As a working mom, I am able to share that I feel a lot of guilt at times. I know I’m not alone as Annick Rauch wrote a beautiful post titled, Dear Mama (Who is Also a Teacher). Perhaps I work more than I should? Although, much of my work is so enjoyable that it’s comparable to a hobby. Take blogging for example. I really enjoy writing and couldn’t imagine not engaging in it. Do I give enough to my children? I feel I do as we travel, play games, and yes… work with them on school assignments. However, as much as I enjoy both parenting and my work, I also know I should engage in regular self-care.
I write about self-care, but I often struggle to find the time. I’ve become better at scheduling it in, attempting to prioritize it. The reason I struggle is that I feel needed by everyone, everywhere. And, I want to be there for everyone. My husband needs me as he leaves work at 7 am and returns most days around 5:30 pm, but on many days, it’s not until 8 pm due to board of education meetings, concerts, and after school events. Both boys play multiple sports, so on many nights, I’m flying solo trying to maintain life. If you’ve parented a teen, you know that itself, adds all sorts of interesting “things” into the situation. I’m certainly not complaining, as I typically keep moving with a smile on my face–– this is the life I know. I truly love the work I do, in addition to being a mom and wife. However, this email from my son’s teacher made me realize that no matter how much we do well, there are times things just don’t come together as expected.
Most everything I do brings me joy in one way or another. Of course, I could definitely prioritize differently on some days, but I’m not sure that would be the solution. As for organization, I use my calendar, sticky notes, and notifications on my phone. I’m grateful that my Apple Watch even reminds me when I should stand or breath! On a side note, is it just me or does it seem to go off at the most inopportune times?!

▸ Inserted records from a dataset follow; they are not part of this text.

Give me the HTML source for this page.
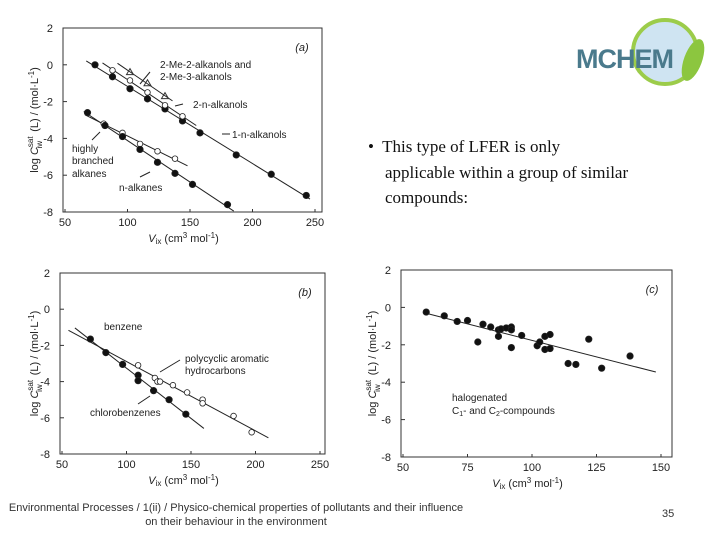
<!DOCTYPE html>
<html><head><meta charset="utf-8"><style>
body{margin:0;width:720px;height:540px;background:#fff;overflow:hidden;position:relative;font-family:"Liberation Sans",sans-serif}
.bul{position:absolute;left:368px;top:134px;width:330px;font-family:"Liberation Serif",serif;font-size:17px;line-height:25.5px;color:#111}
.foot{position:absolute;left:0;top:501px;width:472px;text-align:center;font-size:11px;line-height:14px;color:#333}
.pg{position:absolute;left:662px;top:508px;font-size:11px;color:#333}
</style></head><body>
<svg id="svg" width="720" height="540" style="position:absolute;left:0;top:0"></svg>
<div class="bul">•&nbsp; This type of LFER is only<br>&nbsp;&nbsp;&nbsp;&nbsp;applicable within a group of similar<br>&nbsp;&nbsp;&nbsp;&nbsp;compounds:</div>
<div class="foot">Environmental Processes / 1(ii) / Physico-chemical properties of pollutants and their influence<br>on their behaviour in the environment</div>
<div class="pg">35</div>
<script>
// Panel a data
const aAlkanolsX=[74,88,102,116,130,144,158,187,215,243];
const aAlkanolsY=[0,-0.65,-1.3,-1.85,-2.4,-3.05,-3.7,-4.9,-5.95,-7.1];
const a2AlkanolsX=[88,102,116,130,144];
const a2AlkanolsY=[-0.3,-0.85,-1.5,-2.2,-2.8];
const aMeX=[102,116,130];
const aMeY=[-0.4,-1.0,-1.7];
const aBranchX=[81,96,110,124,138];
const aBranchY=[-3.2,-3.7,-4.3,-4.7,-5.1];
const aNAlkX=[68,82,96,110,124,138,152,180];
const aNAlkY=[-2.6,-3.3,-3.9,-4.6,-5.3,-5.9,-6.5,-7.6];
// Panel b data
const bClX=[72,84,97,109,109,121,133,146];
const bClY=[-1.65,-2.4,-3.05,-3.65,-3.95,-4.5,-5.0,-5.8];
const bPahX=[109,122,124,126,136,147,159,159,183,197];
const bPahY=[-3.1,-3.8,-4.0,-4.0,-4.2,-4.6,-5.0,-5.2,-5.9,-6.8];
// Panel c data
const cX=[59,66,71,75,79,81,84,87,87,88,90,92,92,92,96,102,103,105,105,107,107,114,117,122,127,138];
const cY=[-0.25,-0.45,-0.75,-0.7,-1.85,-0.9,-1.05,-1.2,-1.55,-1.15,-1.1,-1.05,-1.2,-2.15,-1.5,-2.05,-1.85,-1.55,-2.25,-1.45,-2.2,-3.0,-3.05,-1.7,-3.25,-2.6];
const yTicks=[2,0,-2,-4,-6,-8];
const xTicksAB=[50,100,150,200,250];
const xTicksC=[50,75,100,125,150];

const svg=document.getElementById('svg');const NS='http://www.w3.org/2000/svg';
function el(t,a,p){const e=document.createElementNS(NS,t);for(const k in a)e.setAttribute(k,a[k]);(p||svg).appendChild(e);return e;}
function txt(s,x,y,o,p){const t=el('text',Object.assign({x:x,y:y,'font-size':11,fill:'#222','font-family':'Liberation Sans, sans-serif'},o||{}),p);t.textContent=s;return t;}
function panel(name,x0,x1,px0,px1,py0,py1,right,xt,label,ylab){
 const g=el('g',{});
 
 
 const sx=v=>px0+(v-x0)/(x1-x0)*(px1-px0);
 const sy=v=>py0+(2-v)/10*(py1-py0);
 el('rect',{x:px0-2,y:py0,width:right-px0+2,height:py1-py0,fill:'none',stroke:'#333','stroke-width':1},g);
 yTicks.forEach(v=>{el('line',{x1:px0-2,x2:px0+2,y1:sy(v),y2:sy(v),stroke:'#333'},g);txt(String(v),px0-12,sy(v)+4,{'text-anchor':'end'},g);});
 xt.forEach(v=>{el('line',{x1:sx(v),x2:sx(v),y1:py1,y2:py1-3,stroke:'#333'},g);txt(v,sx(v),py1+14,{'text-anchor':'middle'},g);});
 txt('('+label+')',right-20,py0+23,{'text-anchor':'middle','font-style':'italic'},g);
 const xl=txt('',(px0+right)/2-10,py1+30,{'text-anchor':'middle'},g);xl.innerHTML='<tspan font-style="italic">V</tspan><tspan font-size="8" dy="2">ix</tspan><tspan dy="-2">  (cm</tspan><tspan font-size="8" dy="-4">3</tspan><tspan dy="4"> mol</tspan><tspan font-size="8" dy="-4">-1</tspan><tspan dy="4">)</tspan>';
 const yl=txt('',0,0,{'text-anchor':'middle',transform:'translate('+(ylab)+','+((py0+py1)/2)+') rotate(-90)'},g);yl.innerHTML='log <tspan font-style="italic">C</tspan><tspan font-size="8" dy="-5">sat</tspan><tspan font-size="8" dx="-12" dy="9">iw</tspan><tspan dx="6" dy="-4"> (L) / (mol·L</tspan><tspan font-size="8" dy="-4">-1</tspan><tspan dy="4">)</tspan>';
 return {g,sx,sy};
}
function pts(P,xs,ys,open,name,tri){xs.forEach((x,i)=>{let c;
 if(tri)c=el('path',{d:`M${P.sx(x)},${P.sy(ys[i])-3.5}l3.5,6h-7z`,fill:'none',stroke:'#333'},P.g);
 else c=el('circle',{cx:P.sx(x),cy:P.sy(ys[i]),r:open?2.8:3.2,fill:open?'#fff':'#111',stroke:'#222','stroke-width':0.8},P.g);
 
 });}
function fit(P,xs,ys,xa,xb,name){const n=xs.length,mx=xs.reduce((a,b)=>a+b)/n,my=ys.reduce((a,b)=>a+b)/n;let num=0,den=0;xs.forEach((x,i)=>{num+=(x-mx)*(ys[i]-my);den+=(x-mx)**2;});const s=num/den,b=my-s*mx;
 const l=el('line',{x1:P.sx(xa),y1:P.sy(s*xa+b),x2:P.sx(xb),y2:P.sy(s*xb+b),stroke:'#222','stroke-width':1},P.g);
 
 }
// Panel a
const A=panel('panel-a-alkanes-alkanols',50,250,65,315,28,212,322,xTicksAB,'a',38);
fit(A,aAlkanolsX,aAlkanolsY,67,246,'fit-1-n-alkanols');fit(A,a2AlkanolsX,a2AlkanolsY,80,155,'fit-2-n-alkanols');fit(A,aMeX,aMeY,92,136,'fit-2-me-alkanols');
fit(A,aBranchX,aBranchY,66,148,'fit-branched-alkanes');fit(A,aNAlkX,aNAlkY,65,185,'fit-n-alkanes');
pts(A,aAlkanolsX,aAlkanolsY,false,'point-1-n-alkanol');pts(A,a2AlkanolsX,a2AlkanolsY,true,'point-2-n-alkanol');pts(A,aMeX,aMeY,true,'point-2-me-alkanol',true);
pts(A,aBranchX,aBranchY,true,'point-branched-alkane');pts(A,aNAlkX,aNAlkY,false,'point-n-alkane');
txt('2-Me-2-alkanols and',160,68,{'font-size':10},A.g);txt('2-Me-3-alkanols',160,80,{'font-size':10},A.g);
txt('2-n-alkanols',193,108,{'font-size':10},A.g);txt('1-n-alkanols',232,138,{'font-size':10},A.g);
txt('highly',72,152,{'font-size':10},A.g);txt('branched',72,164,{'font-size':10},A.g);txt('alkanes',72,177,{'font-size':10},A.g);txt('n-alkanes',119,191,{'font-size':10},A.g);
[[150,72,140,84],[183,104,175,106],[230,134,222,134],[100,132,92,140],[150,172,140,177]].forEach(l=>el('line',{x1:l[0],y1:l[1],x2:l[2],y2:l[3],stroke:'#222'},A.g));
// Panel b
const B=panel('panel-b-aromatics',50,250,62,320,273,454,325,xTicksAB,'b',38);
fit(B,bClX,bClY,60,160,'fit-chlorobenzenes');fit(B,bPahX,bPahY,55,210,'fit-pah');
pts(B,bClX,bClY,false,'point-chlorobenzene');pts(B,bPahX,bPahY,true,'point-pah');
txt('benzene',104,330,{'font-size':10},B.g);txt('polycyclic aromatic',185,362,{'font-size':10},B.g);txt('hydrocarbons',185,374,{'font-size':10},B.g);txt('chlorobenzenes',90,416,{'font-size':10},B.g);
[[180,360,160,372],[150,396,138,404]].forEach(l=>el('line',{x1:l[0],y1:l[1],x2:l[2],y2:l[3],stroke:'#222'},B.g));
// Panel c
const C=panel('panel-c-halogenated',50,150,403,661,270,457,672,xTicksC,'c',376);
fit(C,cX,cY,58,148,'fit-halogenated');pts(C,cX,cY,false,'point-halogenated');
txt('halogenated',452,401,{'font-size':10},C.g);const ct=txt('',452,414,{'font-size':10},C.g);ct.innerHTML='C<tspan font-size="7" dy="2">1</tspan><tspan dy="-2">- and C</tspan><tspan font-size="7" dy="2">2</tspan><tspan dy="-2">-compounds</tspan>';
// Logo
const L=el('g',{});


el('circle',{cx:665,cy:52,r:32,fill:'#cfe4f2',stroke:'#9ccc4a','stroke-width':4},L);
el('ellipse',{cx:693,cy:60,rx:9,ry:22,fill:'#8cc63f',transform:'rotate(20 693 60)'},L);
txt('MCHEM',576,68,{'font-size':27,'font-weight':'bold',fill:'#4a7a8c','letter-spacing':'-1'},L);
</script>
</body></html>
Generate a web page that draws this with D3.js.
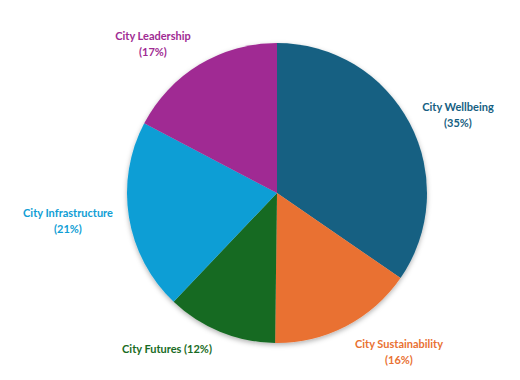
<!DOCTYPE html>
<html><head><meta charset="utf-8">
<script src="https://cdn.jsdelivr.net/npm/d3@7"></script>
<style>body{margin:0;background:#fff}svg{display:block}</style>
</head><body>
<svg id="chart" width="520" height="380"></svg>
<script>
const categories = ["City Wellbeing","City Sustainability","City Futures","City Infrastructure","City Leadership"];
const values = [34.6, 15.6, 11.9, 20.6, 17.3];
const percentLabels = ["35%","16%","12%","21%","17%"];
const colors = ["#156082","#E97132","#196B24","#0F9ED5","#A02B93"];
// label layout (center x, first-line y, single-line flag)
const labelLayout = [
  {x:458, y:106, one:false},
  {x:399, y:343, one:false},
  {x:167, y:348, one:true},
  {x:68,  y:212, one:false},
  {x:153, y:35,  one:false}
];

const svg = d3.select("#chart");
const cx = 277, cy = 193, R = 150;
const defs = svg.append("defs");
const f = defs.append("filter").attr("id","sh").attr("x","-20%").attr("y","-20%").attr("width","140%").attr("height","140%");
f.append("feDropShadow").attr("dx",0).attr("dy",2).attr("stdDeviation",2.5).attr("flood-color","#000").attr("flood-opacity",0.3);

const pie = d3.pie().sort(null).value(d=>d)(values);
const arc = d3.arc().innerRadius(0).outerRadius(R);
const g = svg.append("g").attr("transform",`translate(${cx},${cy})`).attr("filter","url(#sh)");
g.selectAll("path").data(pie).join("path").attr("d",arc).attr("fill",(d,i)=>colors[i]);

const lg = svg.append("g").attr("font-family","Lato, 'Open Sans', sans-serif").attr("font-weight","bold").attr("font-size","11px").attr("text-anchor","middle");
categories.forEach((c,i)=>{
  const L = labelLayout[i];
  const t = lg.append("text").attr("fill",colors[i]).attr("x",L.x).attr("y",L.y).attr("dominant-baseline","central");
  if (L.one) { t.text(`${c} (${percentLabels[i]})`); }
  else {
    t.append("tspan").attr("x",L.x).attr("y",L.y).text(c);
    t.append("tspan").attr("x",L.x).attr("y",L.y+16).text(`(${percentLabels[i]})`);
  }
});
</script>
</body></html>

All We Can Do is Our Best; Keep Reflecting and Growing
Anyhow, there’s no real resolve to this post other than the fact that we really are all trying to do our best. As I write this post I think about how people might judge and/or have opinions on how you or I live life, but those opinions don’t always have easy solutions as some might assume. Yes, some days, I’m THAT parent. The one that forgets to sign corrections, or lets them stay in their PJs for the day. I may not have fed them all the right combinations of vegetables or even looked over every piece of homework. Somedays, we let things go–– and at times, it’s just an oversight. I can say that we strive to always do our best, but it’s my reflections that remind me of the concept of how many families are just trying to keep their heads above water. Although (personally speaking) our lives are full, I still think we do pretty well. As educators, we can lose sight of what family life is like. It’s no wonder because our jobs are incredibly busy! It becomes all too easy to focus on what’s occurring in our classroom as opposed to remembering that so much happens within life outside of school. Parents, I’m sure you can relate that there is so much more that occurs beyond the school day, and many families really are living life in survival mode.
In The End, What Matters Most?
I’m grateful to have my family together and although there are challenges, we stick beside one another. I’m grateful for our pets who bring us joy and teach us compassion and I relish in our ridiculous moments of realizing that parenting teens is much more eventful and often more challenging than parenting toddlers (the opposite of what we anticipated). On any given day, parenting a teen can make me want to laugh or cry, depending on the situation. However, this is us and this is our life. It’s not perfect, yet many may assume I have it all together. Or, maybe some think I place a greater emphasis on my work than family. Perception is always in the eye of the beholder. Either way, at the end of the day, I can say that I did my best. There’s always tomorrow.
One wise friend once said that balance in life doesn’t truly exist. In life, it’s more of an ebb and flow. I have to agree with that statement. There are some days where my work is definitely the priority when an event is upcoming. However, there are days I dedicate 100% to my family. We love to travel and enjoy the outdoors together. Most of my days though, are mixed. I cannot say that I’m perfectly balanced, but perhaps like standing on a tightrope; sometimes we develop stronger muscles and thinking ability to balance in an unbalanced life. I strive to not just be a quality parent, but a role model for our boys on how they can serve the community and make a difference in the world. I know it impacts them because of our conversations and how I see them journeying through their own lives.
If you’re an educator, please try to recognize the efforts families are making and assume the best intention. Parents, keep on doing your best. I know many of you are in very difficult situations in which you may not know how to pick yourselves up from. Just know, you are not alone. To some, what I share about within my own life is minimal (in comparison to theirs) and to others, it may seem like a lot. In life, we just need to have compassion for one another and perhaps look at how we can best support each other and celebrate along the way. If nothing else, as educators, let’s focus on the growth of the child and remember that every family faces unique circumstances.
At the end of the day, all we can do is our best. Remember what matters most in life. Keep at it and know you are needed in the world. As I tell my boys every night: you are not here by chance. You are here for a reason. You have gifts and talents within you and it’s in your control to unwrap them and leverage them in life. You have unlimited potential, go and make a difference. Don’t just live out life, leave a legacy.